Exercise requirements
Write out the lines from the top of the material through the line with "long_fit_y = [1.65e-9, 1.96e-8]", exactly and with nothing added.

Material
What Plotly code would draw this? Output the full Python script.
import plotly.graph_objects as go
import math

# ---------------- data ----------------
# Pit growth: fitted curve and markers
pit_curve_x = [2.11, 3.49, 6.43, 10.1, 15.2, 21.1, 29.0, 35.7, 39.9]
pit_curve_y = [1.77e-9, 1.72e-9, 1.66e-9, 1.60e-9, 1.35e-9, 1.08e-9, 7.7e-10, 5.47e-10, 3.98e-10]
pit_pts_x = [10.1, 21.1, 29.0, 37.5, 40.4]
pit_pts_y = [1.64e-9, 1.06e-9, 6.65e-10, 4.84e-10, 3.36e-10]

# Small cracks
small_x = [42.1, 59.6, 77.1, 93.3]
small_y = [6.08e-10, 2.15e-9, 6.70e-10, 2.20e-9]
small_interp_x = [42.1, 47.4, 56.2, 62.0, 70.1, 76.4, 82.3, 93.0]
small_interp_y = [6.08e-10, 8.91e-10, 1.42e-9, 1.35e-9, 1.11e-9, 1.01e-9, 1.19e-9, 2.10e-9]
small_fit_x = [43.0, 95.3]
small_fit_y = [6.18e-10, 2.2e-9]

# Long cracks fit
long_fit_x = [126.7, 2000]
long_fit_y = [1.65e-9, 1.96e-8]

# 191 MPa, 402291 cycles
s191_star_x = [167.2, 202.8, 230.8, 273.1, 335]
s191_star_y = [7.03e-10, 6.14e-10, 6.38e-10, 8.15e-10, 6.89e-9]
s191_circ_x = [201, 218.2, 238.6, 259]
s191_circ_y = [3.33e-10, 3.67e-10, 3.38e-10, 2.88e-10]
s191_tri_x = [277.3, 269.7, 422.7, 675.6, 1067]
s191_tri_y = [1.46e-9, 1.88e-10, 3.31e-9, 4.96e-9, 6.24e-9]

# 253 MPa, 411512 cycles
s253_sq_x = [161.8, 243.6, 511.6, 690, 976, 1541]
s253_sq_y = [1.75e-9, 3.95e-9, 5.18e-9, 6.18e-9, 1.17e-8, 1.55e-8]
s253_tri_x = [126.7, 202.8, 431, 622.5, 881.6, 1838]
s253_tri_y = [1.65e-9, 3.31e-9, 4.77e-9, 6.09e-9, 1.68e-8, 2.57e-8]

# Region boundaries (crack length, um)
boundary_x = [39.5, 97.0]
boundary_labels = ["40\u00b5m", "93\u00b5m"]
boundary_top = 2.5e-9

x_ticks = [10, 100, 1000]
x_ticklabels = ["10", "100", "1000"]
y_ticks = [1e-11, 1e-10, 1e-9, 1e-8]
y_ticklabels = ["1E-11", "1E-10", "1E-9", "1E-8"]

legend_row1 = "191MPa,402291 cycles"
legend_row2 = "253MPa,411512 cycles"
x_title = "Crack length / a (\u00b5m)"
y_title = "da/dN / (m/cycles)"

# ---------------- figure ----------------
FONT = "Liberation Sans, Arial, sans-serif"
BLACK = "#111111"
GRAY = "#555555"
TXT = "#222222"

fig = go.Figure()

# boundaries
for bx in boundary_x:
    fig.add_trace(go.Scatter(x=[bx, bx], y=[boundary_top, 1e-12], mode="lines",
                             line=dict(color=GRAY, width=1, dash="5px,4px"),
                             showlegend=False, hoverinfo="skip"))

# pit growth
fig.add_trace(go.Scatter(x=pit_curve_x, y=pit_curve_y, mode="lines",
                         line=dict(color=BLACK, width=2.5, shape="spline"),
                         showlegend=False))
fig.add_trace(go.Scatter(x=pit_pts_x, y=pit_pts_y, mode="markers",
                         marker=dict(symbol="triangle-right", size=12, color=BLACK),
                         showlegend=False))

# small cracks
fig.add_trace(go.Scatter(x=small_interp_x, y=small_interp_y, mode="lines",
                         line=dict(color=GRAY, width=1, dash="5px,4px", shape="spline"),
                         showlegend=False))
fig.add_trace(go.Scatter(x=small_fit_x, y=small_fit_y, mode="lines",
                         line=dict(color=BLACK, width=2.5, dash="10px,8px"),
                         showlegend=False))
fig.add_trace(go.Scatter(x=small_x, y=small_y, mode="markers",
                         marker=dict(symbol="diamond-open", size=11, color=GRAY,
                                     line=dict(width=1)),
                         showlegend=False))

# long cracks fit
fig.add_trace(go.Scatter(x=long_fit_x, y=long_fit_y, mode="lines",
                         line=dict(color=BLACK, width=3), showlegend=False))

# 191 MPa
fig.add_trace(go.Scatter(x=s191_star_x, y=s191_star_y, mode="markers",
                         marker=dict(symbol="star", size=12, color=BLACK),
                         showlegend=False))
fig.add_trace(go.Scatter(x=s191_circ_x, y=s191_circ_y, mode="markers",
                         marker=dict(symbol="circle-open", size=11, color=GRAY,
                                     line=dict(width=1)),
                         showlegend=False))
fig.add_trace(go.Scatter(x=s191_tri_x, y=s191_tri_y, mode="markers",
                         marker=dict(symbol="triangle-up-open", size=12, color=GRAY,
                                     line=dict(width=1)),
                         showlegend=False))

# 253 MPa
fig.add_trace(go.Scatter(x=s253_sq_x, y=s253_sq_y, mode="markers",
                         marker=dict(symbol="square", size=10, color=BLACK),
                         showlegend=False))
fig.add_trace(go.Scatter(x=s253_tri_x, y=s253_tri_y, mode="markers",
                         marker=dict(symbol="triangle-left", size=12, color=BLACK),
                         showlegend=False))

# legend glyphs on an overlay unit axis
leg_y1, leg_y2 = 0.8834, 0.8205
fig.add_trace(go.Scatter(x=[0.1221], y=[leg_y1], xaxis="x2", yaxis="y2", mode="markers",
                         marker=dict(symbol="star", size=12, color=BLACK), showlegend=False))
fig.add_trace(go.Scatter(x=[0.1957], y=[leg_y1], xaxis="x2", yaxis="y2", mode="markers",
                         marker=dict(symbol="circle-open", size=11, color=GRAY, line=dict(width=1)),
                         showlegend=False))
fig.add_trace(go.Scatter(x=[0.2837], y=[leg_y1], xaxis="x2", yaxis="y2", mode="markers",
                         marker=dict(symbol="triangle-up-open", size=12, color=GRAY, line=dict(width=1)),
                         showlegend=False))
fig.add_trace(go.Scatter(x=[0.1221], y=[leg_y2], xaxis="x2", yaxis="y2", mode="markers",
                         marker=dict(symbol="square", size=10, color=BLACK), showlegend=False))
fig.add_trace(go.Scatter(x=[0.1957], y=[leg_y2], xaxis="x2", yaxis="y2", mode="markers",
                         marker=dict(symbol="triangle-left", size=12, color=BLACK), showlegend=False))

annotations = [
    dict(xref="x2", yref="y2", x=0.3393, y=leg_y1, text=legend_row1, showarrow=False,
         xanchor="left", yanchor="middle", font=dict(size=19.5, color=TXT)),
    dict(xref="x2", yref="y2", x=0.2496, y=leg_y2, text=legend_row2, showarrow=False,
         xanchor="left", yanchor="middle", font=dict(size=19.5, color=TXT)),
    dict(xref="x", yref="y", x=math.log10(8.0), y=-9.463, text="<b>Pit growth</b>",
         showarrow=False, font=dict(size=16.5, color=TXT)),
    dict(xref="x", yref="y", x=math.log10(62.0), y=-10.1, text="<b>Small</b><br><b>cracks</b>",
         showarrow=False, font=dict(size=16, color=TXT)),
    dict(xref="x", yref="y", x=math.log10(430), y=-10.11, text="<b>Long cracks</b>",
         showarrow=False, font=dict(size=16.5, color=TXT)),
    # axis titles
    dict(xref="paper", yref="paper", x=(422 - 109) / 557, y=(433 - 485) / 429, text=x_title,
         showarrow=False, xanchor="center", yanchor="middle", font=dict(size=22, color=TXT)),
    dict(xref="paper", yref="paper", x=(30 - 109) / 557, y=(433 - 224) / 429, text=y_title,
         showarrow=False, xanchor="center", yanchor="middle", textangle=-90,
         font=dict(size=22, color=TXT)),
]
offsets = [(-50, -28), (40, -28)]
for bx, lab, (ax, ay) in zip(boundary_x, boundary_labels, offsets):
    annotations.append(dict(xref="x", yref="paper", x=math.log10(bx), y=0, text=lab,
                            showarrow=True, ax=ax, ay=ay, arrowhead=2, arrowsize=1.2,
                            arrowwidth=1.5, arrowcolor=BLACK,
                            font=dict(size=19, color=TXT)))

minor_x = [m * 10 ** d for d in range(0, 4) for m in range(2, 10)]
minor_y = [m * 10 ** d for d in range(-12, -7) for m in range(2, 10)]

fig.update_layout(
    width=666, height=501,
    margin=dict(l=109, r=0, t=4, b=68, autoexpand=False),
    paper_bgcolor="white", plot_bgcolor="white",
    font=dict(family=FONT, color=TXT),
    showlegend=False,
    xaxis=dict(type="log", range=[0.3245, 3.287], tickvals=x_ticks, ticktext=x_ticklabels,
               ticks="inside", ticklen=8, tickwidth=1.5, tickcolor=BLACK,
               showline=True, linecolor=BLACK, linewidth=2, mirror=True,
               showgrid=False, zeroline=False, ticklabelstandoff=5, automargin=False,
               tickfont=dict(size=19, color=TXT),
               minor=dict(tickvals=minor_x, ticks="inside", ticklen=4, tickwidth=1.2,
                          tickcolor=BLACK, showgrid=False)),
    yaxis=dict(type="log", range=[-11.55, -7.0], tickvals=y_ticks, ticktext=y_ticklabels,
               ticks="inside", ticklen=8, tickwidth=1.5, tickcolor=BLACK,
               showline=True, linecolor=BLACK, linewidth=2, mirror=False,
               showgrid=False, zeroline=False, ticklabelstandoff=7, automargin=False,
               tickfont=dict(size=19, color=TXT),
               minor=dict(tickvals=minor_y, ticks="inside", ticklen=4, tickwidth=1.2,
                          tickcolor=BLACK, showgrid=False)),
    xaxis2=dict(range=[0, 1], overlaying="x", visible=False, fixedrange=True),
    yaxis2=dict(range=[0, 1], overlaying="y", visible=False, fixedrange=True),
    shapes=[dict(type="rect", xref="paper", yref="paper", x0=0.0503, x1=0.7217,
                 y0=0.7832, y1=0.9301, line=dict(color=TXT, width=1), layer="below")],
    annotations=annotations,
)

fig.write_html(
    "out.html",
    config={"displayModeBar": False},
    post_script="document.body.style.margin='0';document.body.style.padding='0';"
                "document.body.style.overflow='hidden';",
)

Worked solution
What Plotly code would draw this? Output the full Python script.
import plotly.graph_objects as go
import math

# ---------------- data ----------------
# Pit growth: fitted curve and markers
pit_curve_x = [2.11, 3.49, 6.43, 10.1, 15.2, 21.1, 29.0, 35.7, 39.9]
pit_curve_y = [1.77e-9, 1.72e-9, 1.66e-9, 1.60e-9, 1.35e-9, 1.08e-9, 7.7e-10, 5.47e-10, 3.98e-10]
pit_pts_x = [10.1, 21.1, 29.0, 37.5, 40.4]
pit_pts_y = [1.64e-9, 1.06e-9, 6.65e-10, 4.84e-10, 3.36e-10]

# Small cracks
small_x = [42.1, 59.6, 77.1, 93.3]
small_y = [6.08e-10, 2.15e-9, 6.70e-10, 2.20e-9]
small_interp_x = [42.1, 47.4, 56.2, 62.0, 70.1, 76.4, 82.3, 93.0]
small_interp_y = [6.08e-10, 8.91e-10, 1.42e-9, 1.35e-9, 1.11e-9, 1.01e-9, 1.19e-9, 2.10e-9]
small_fit_x = [43.0, 95.3]
small_fit_y = [6.18e-10, 2.2e-9]

# Long cracks fit
long_fit_x = [126.7, 2000]
long_fit_y = [1.65e-9, 1.96e-8]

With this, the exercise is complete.